I've been studying the construction of the natural numbers, and I can't solve my own question, namely
Why is it necessary to use mathematical induction?
Let me clarify this. For example, we know that, for all $n,m \in \mathbb{N}$, then $n \cdot m = m \cdot n$. In order to prove this, we use mathematical induction, but when we think about $n,m \in \mathbb{R}$ (real numbers), in order to prove $n \cdot m= m \cdot n$, we don't need mathematical induction.
Why sometimes in a proof it's enough to take $x \in \mathbb{R}$, arbitrary number, but for natural numbers mathematical induction is necessary?
Anyone can help me, please?
I hope somebody can give me a hint in order to understand this question.
Best Answer
There are two ways to introduce the real numbers.
First way: a set of layers, starting from the natural numbers, then the integers, then the rational numbers, then the real numbers.

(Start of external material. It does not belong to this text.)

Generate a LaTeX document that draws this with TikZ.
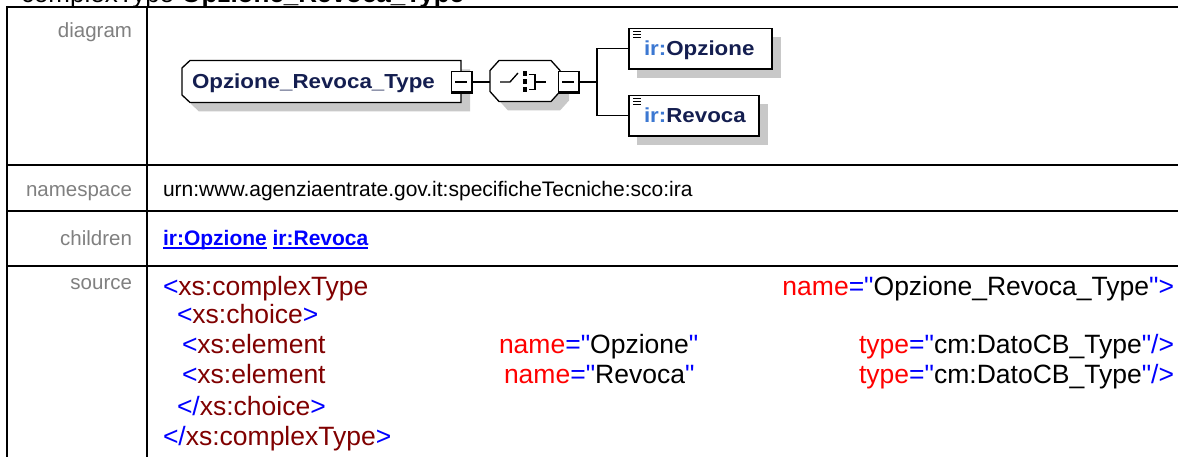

Second way: a set of axioms for the real numbers is taken and a structure satisfying them is assumed to exist.
In the first way, we need to prove commutativity of multiplication in the integers, then in the rational numbers, and then in the real numbers. This chain of proofs is based on the proof of commutativity of multiplication in the natural numbers.
In the second way, commutativity of multiplication is taken as an axiom. But we need to embed the natural numbers in the real numbers and this again requires induction and commutativity of multiplication in the natural numbers.